The US Labor Department announced a non-farm payroll jump in June, with a monthly all-time-high of 4.8 million jobs created.
This surge was led by the reopening of factories and restaurants, and far surpasses both the 2.5 million joining the labour market in May, and the 3 million forecast for new jobs in June.
The Labor Department said that of the new jobs, over 2 million were in the hard-hit but high-staff-turnover hospitality sector. Other notable increases were 740,000 new employees in retail, 568,000 in healthcare and a 356,000 rebound in manufacturing employment.
The rally in new jobs was partially led by the government’s Payment Protection Program, which gives loans and partially waives some of the sums owed if the original loan has been put towards staff wages.

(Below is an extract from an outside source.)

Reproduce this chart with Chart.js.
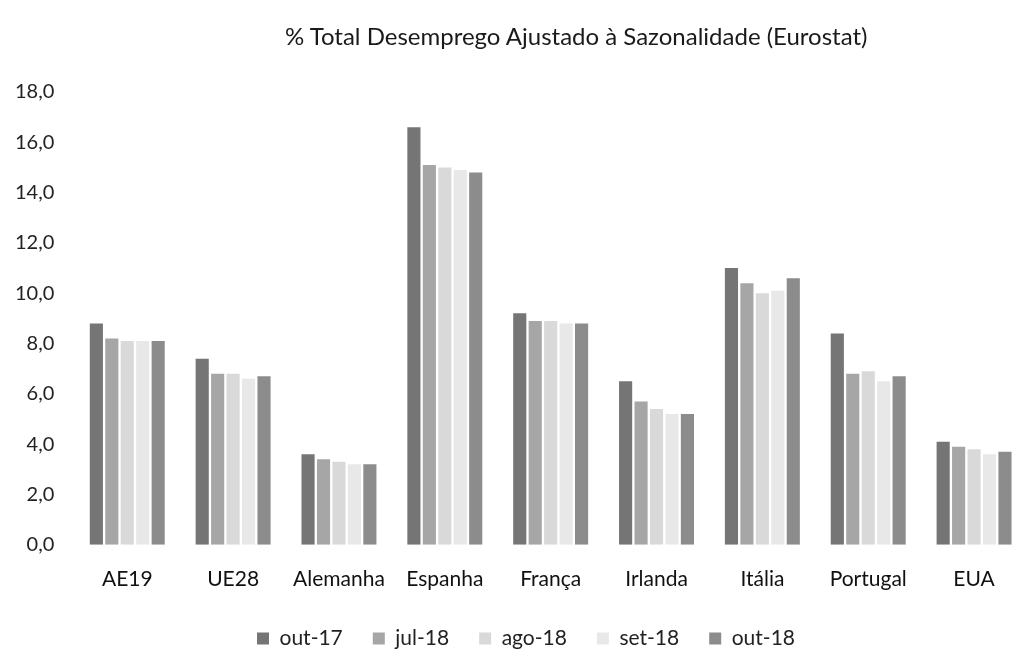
<!DOCTYPE html>
<html>
<head>
<meta charset="utf-8">
<script src="https://cdn.jsdelivr.net/npm/chart.js@4.4.0/dist/chart.umd.min.js"></script>
<style>
  html, body { margin: 0; padding: 0; background: #fff; overflow: hidden; }
  #wrap { position: relative; width: 1050px; height: 656px; }
  #title {
    position: absolute; top: 21px; left: 285px;
    font-family: Lato, "Open Sans", sans-serif; font-size: 24px; color: #1a1a1a;
    white-space: nowrap;
  }
</style>
</head>
<body>
<div id="wrap">
  <div id="title">% Total Desemprego Ajustado à Sazonalidade (Eurostat)</div>
  <canvas id="chart" width="1050" height="656"></canvas>
</div>
<script>
// Categories and series
const categories = ['AE19', 'UE28', 'Alemanha', 'Espanha', 'França', 'Irlanda', 'Itália', 'Portugal', 'EUA'];
const seriesNames = ['out-17', 'jul-18', 'ago-18', 'set-18', 'out-18'];
const out17 = [8.8, 7.4, 3.6, 16.6, 9.2, 6.5, 11.0, 8.4, 4.1];
const jul18 = [8.2, 6.8, 3.4, 15.1, 8.9, 5.7, 10.4, 6.8, 3.9];
const ago18 = [8.1, 6.8, 3.3, 15.0, 8.9, 5.4, 10.0, 6.9, 3.8];
const set18 = [8.1, 6.6, 3.2, 14.9, 8.8, 5.2, 10.1, 6.5, 3.6];
const out18 = [8.1, 6.7, 3.2, 14.8, 8.8, 5.2, 10.6, 6.7, 3.7];
const yTicksMax = 18;

const colors = ['#757575', '#a6a6a6', '#d9d9d9', '#e8e8e8', '#8c8c8c'];
const values = [out17, jul18, ago18, set18, out18];

const font = 'Lato, "Open Sans", sans-serif';

// Nudge the legend a bit to the right, like in the original
const shiftLegend = {
    id: 'shiftLegend',
    afterLayout(chart) {
        chart.legend.left += 15;
        chart.legend.right += 15;
    }
};

new Chart(document.getElementById('chart'), {
    type: 'bar',
    data: {
        labels: categories,
        datasets: seriesNames.map((name, i) => ({
            label: name,
            data: values[i],
            backgroundColor: colors[i],
            categoryPercentage: 0.73,
            barPercentage: 0.85
        }))
    },
    options: {
        responsive: false,
        animation: false,
        layout: { padding: { top: 92, left: -5, right: 23, bottom: -3 } },
        plugins: {
            title: { display: false },
            tooltip: { enabled: false },
            legend: {
                position: 'bottom',
                labels: {
                    font: { family: font, size: 21 },
                    color: '#222',
                    boxWidth: 12,
                    boxHeight: 12,
                    padding: 30
                }
            }
        },
        scales: {
            x: {
                grid: { display: false, drawTicks: false },
                border: { display: false },
                ticks: { font: { family: font, size: 21 }, color: '#111', padding: 22 },
                afterFit: s => { s.height -= 16; }
            },
            y: {
                min: 0,
                max: yTicksMax,
                grid: { display: false, drawTicks: false },
                border: { display: false },
                ticks: {
                    stepSize: 2,
                    padding: 20,
                    font: { family: font, size: 20 },
                    color: '#222',
                    callback: v => v.toFixed(1).replace('.', ',')
                }
            }
        }
    },
    plugins: [shiftLegend]
});
</script>
</body>
</html>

However, the jubilant reaction to today’s news involves a concerted effort to ignore the obvious grey clouds overhead. Funds for the PPP are running out, and in turn the job rally may lose some steam.

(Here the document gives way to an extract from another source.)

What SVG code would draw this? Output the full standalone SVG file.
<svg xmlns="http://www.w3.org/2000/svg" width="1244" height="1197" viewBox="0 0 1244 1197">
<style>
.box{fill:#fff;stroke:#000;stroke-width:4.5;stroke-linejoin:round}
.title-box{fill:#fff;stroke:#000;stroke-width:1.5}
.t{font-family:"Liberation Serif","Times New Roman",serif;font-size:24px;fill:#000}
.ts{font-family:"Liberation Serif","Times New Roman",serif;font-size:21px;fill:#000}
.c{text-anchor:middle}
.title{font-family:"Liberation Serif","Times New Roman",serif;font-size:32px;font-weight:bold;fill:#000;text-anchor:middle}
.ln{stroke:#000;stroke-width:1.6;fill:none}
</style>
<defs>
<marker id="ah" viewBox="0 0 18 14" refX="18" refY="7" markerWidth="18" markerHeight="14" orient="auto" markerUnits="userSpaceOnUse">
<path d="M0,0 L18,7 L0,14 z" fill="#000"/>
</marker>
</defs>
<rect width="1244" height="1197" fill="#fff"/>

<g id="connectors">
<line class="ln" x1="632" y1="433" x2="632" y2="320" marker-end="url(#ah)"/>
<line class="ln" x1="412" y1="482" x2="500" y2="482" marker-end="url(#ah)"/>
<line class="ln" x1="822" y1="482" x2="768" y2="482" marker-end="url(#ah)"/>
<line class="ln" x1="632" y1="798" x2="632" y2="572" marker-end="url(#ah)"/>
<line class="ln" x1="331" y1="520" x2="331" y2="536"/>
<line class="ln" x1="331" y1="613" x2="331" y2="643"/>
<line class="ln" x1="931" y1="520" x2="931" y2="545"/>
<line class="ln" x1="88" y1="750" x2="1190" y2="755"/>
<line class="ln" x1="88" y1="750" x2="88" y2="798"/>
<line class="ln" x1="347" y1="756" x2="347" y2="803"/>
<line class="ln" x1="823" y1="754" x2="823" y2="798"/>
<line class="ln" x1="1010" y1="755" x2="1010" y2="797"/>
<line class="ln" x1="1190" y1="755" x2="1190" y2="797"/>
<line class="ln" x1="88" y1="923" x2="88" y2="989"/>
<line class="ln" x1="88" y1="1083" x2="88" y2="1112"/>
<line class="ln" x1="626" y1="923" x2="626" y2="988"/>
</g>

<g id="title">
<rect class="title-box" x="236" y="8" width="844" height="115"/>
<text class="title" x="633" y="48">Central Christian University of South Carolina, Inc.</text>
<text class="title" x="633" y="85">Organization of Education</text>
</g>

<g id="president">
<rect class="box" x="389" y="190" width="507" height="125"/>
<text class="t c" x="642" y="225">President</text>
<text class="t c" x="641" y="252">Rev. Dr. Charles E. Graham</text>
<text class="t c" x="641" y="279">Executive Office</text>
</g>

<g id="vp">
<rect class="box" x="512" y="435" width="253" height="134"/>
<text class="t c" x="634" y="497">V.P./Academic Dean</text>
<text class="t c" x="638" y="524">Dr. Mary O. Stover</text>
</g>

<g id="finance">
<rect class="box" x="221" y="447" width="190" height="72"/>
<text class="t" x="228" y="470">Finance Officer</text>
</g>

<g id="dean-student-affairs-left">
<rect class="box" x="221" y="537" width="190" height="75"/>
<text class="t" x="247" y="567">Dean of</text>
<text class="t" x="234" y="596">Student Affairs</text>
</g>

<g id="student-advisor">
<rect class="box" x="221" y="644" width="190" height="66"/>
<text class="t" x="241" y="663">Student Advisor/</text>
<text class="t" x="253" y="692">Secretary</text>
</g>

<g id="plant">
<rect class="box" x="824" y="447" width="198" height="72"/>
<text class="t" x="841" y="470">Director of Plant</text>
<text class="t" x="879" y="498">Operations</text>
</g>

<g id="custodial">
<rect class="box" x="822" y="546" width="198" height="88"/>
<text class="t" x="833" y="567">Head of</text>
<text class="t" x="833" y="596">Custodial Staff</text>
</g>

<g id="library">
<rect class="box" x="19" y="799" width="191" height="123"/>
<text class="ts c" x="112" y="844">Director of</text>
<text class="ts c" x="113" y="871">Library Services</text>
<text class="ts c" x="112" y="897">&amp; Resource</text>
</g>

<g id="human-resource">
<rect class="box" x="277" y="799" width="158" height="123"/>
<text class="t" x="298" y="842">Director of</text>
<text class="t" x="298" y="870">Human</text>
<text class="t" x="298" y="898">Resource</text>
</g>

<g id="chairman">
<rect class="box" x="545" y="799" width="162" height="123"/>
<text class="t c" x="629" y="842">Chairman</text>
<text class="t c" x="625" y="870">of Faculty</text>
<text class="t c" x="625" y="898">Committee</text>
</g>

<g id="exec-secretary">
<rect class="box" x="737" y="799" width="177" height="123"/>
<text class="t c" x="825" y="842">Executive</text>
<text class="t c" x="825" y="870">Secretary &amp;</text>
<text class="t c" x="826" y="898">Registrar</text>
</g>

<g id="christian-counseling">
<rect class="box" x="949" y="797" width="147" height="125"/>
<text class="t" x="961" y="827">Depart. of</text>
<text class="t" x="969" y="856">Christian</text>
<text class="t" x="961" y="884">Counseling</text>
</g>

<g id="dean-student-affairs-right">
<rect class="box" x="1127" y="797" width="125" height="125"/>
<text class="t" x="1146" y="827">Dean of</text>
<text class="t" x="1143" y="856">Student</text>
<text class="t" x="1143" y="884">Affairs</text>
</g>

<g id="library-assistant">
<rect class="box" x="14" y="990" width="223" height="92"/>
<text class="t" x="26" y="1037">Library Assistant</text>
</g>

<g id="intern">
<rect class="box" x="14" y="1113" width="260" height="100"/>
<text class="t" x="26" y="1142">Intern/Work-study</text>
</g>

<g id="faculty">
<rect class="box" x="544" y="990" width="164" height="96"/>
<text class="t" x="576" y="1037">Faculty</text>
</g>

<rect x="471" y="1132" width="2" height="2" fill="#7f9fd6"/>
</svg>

Similarly, all US optimism ignores the glaring fact that Coronavirus cases are rising at a worrying rate, with little to no contingency plans in place. Not only does this pose problems for consumer confidence and behaviour, but if it continues, could present challenges for US trade, travel and diplomacy – as seen with EU travel restrictions on US citizens.
In addition, as stated by Spreadex Financial Analyst Connor Campbell,
“The average hourly earnings showed a 1.2% contraction month-on-month, missing out on the forecast improvement. The weekly jobless claims reading showed another 1.427 million Americans filed for unemployment for the 7 days to June 27. And, crucially, those job additions across May and June barely account for a third of those lost in April.”

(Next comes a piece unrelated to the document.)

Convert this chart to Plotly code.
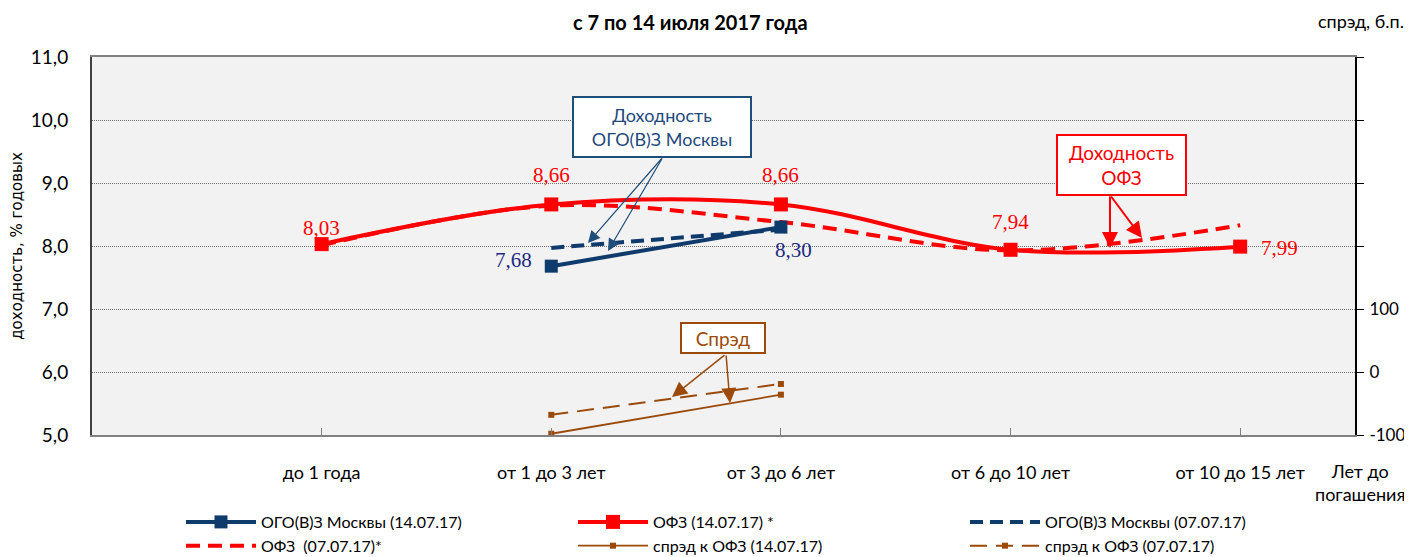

Oxford Economics described the fall in US employment (still estimated to be at 11%) and only a small reduction in new unemployment claimants (still at 1.43 million for the last week in June), as a “worryingly slow decline”.
Michael Pearce, Senior US Economist at Capital Economics, predicts that “the recovery from here will be a lot bumpier and job gains far slower on average”.
Fed Chief Jerome Powell added that while June’s progress was an important marker for the economy entering a new phase, any prolonged success would be contingent on the US’s ability to contain the spread of the virus.
With these bad omens in mind, US equities gains were comparatively muted versus their European counterparts. The Dow Jones was up 0.97% to 25,985 points while the S&P 500 rallied 1.01% to 3,148.
In the meantime, the FTSE finished at 6,241 points, up 1.34%. The CAC and DAX stole the show, though, 2.49% and 2.84% to 5,049 and 12,608 points respectively.